→ **Problem requirements**: Identify the lines holding "chart" and copy them.

Stored data entries:
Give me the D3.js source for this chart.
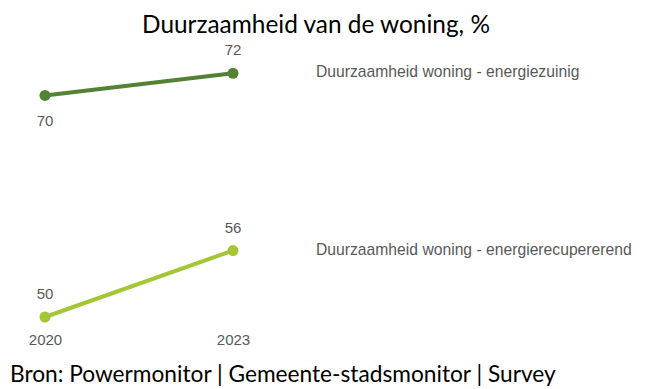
<!DOCTYPE html>
<html>
<head>
<meta charset="utf-8">
<script src="https://cdn.jsdelivr.net/npm/d3@7"></script>
<style>
  html, body { margin: 0; padding: 0; background: #fff; }
  svg { display: block; }
</style>
</head>
<body>
<svg id="chart" width="646" height="389"></svg>
<script>
// Survey results per year, in percent
const years = ["2020", "2023"];
const seriesNames = [
  "Duurzaamheid woning - energiezuinig",
  "Duurzaamheid woning - energierecupererend"
];
const energiezuinig = [70, 72];
const energierecupererend = [50, 56];
const seriesColors = ["#548235", "#a5c634"];
// Whether the 2020 value label sits below (true) or above the point
const firstLabelBelow = [true, false];

const title = "Duurzaamheid van de woning, %";
const source = "Bron: Powermonitor | Gemeente-stadsmonitor | Survey";

const series = [energiezuinig, energierecupererend].map((vals, i) => ({
  name: seriesNames[i],
  color: seriesColors[i],
  below: firstLabelBelow[i],
  points: vals.map((v, j) => ({ year: years[j], value: v }))
}));

const svg = d3.select("#chart");

const x = d3.scalePoint().domain(years).range([45, 233]);
const y = d3.scaleLinear().domain([50, 72]).range([317, 73.3]);

const line = d3.line().x(d => x(d.year)).y(d => y(d.value));

const headFont = "Lato, 'Open Sans', sans-serif";
const labelFont = "'Liberation Sans', Arial, sans-serif";

// Title
svg.append("text")
  .attr("x", 316).attr("y", 33)
  .attr("text-anchor", "middle")
  .attr("font-family", headFont)
  .attr("font-size", 24.4)
  .attr("fill", "#000")
  .text(title);

const g = svg.selectAll("g.series").data(series).join("g").attr("class", "series");

g.append("path")
  .attr("d", d => line(d.points))
  .attr("fill", "none")
  .attr("stroke", d => d.color)
  .attr("stroke-width", 4)
  .attr("stroke-linecap", "round");

g.selectAll("circle").data(d => d.points.map(p => ({ ...p, color: d.color })))
  .join("circle")
  .attr("cx", d => x(d.year))
  .attr("cy", d => y(d.value))
  .attr("r", 5.5)
  .attr("fill", d => d.color);

// Value labels
g.selectAll("text.value").data(d => d.points.map((p, j) => ({ ...p, below: d.below && j === 0 })))
  .join("text")
  .attr("class", "value")
  .attr("x", d => x(d.year))
  .attr("y", d => y(d.value) + (d.below ? 31 : -18))
  .attr("text-anchor", "middle")
  .attr("font-family", labelFont)
  .attr("font-size", 15)
  .attr("fill", "#595959")
  .text(d => d.value);

// Series names to the right of the last point
g.append("text")
  .attr("x", 316)
  .attr("y", d => y(d.points[d.points.length - 1].value) + 4)
  .attr("font-family", labelFont)
  .attr("font-size", 15.7)
  .attr("fill", "#595959")
  .text(d => d.name);

// Year axis labels
svg.append("g")
  .attr("transform", "translate(0,317)")
  .call(d3.axisBottom(x).tickSize(0).tickPadding(17))
  .call(a => a.select(".domain").remove())
  .call(a => a.selectAll("text")
    .attr("font-family", labelFont)
    .attr("font-size", 15)
    .attr("fill", "#595959"));

// Source line
svg.append("text")
  .attr("x", 10).attr("y", 382)
  .attr("font-family", headFont)
  .attr("font-size", 22.7)
  .attr("fill", "#000")
  .text(source);
</script>
</body>
</html>
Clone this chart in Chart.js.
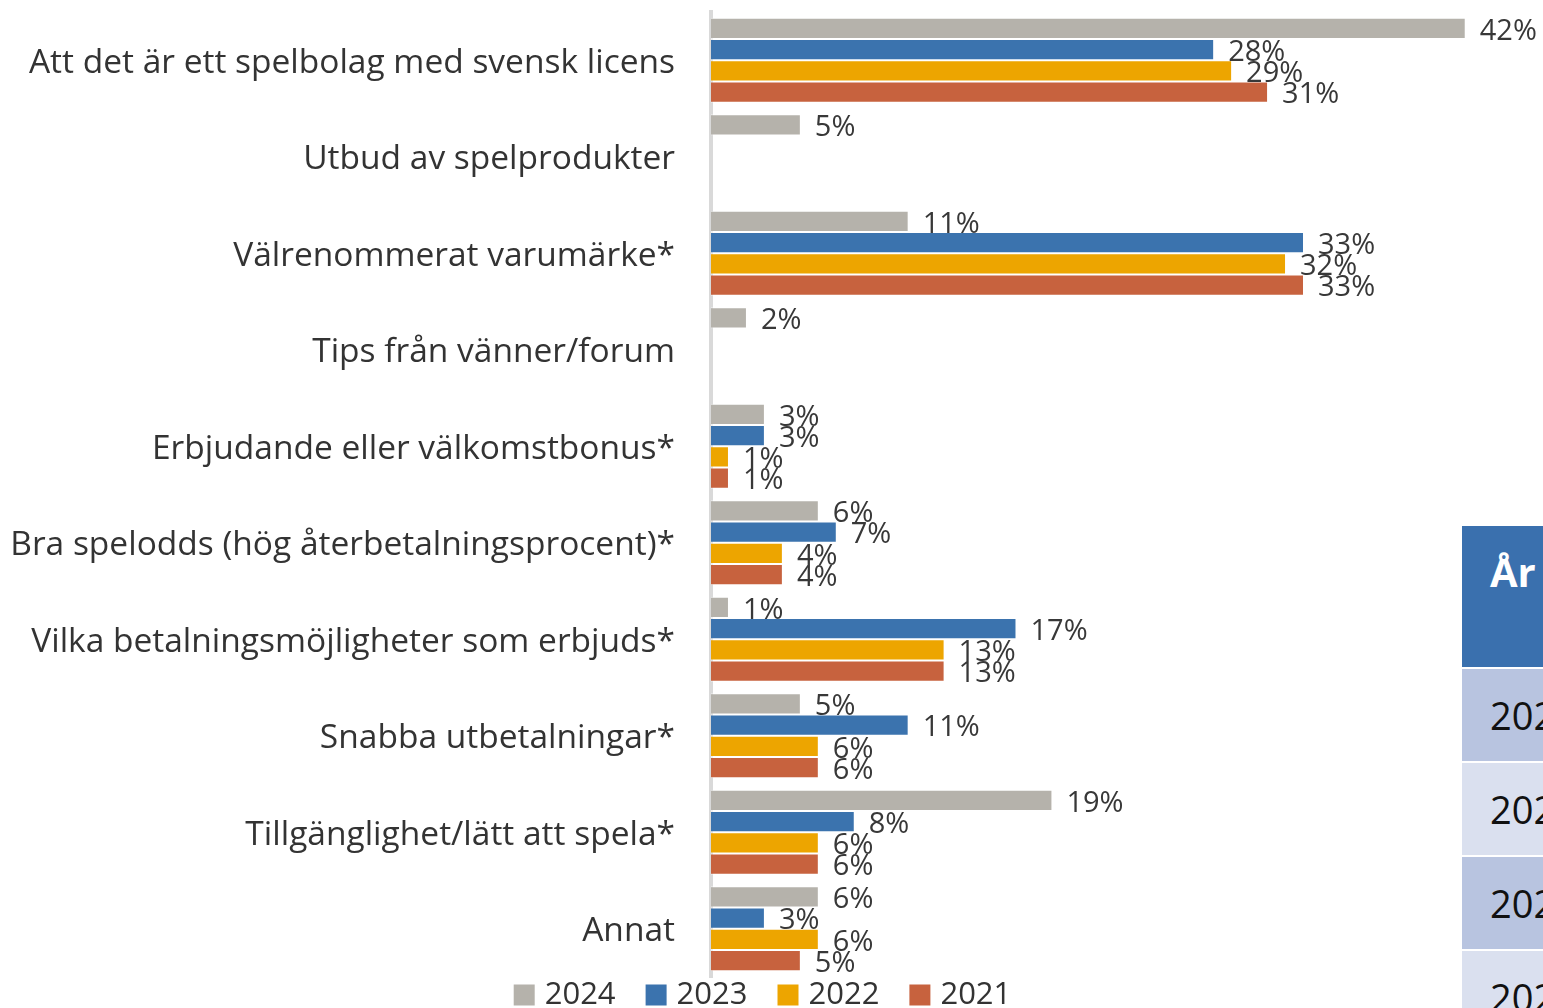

→ **Written response**:
Give me the D3.js source for this chart.
<svg id="chart" width="646" height="389"></svg>
const svg = d3.select("#chart");
Clone this chart in Chart.js.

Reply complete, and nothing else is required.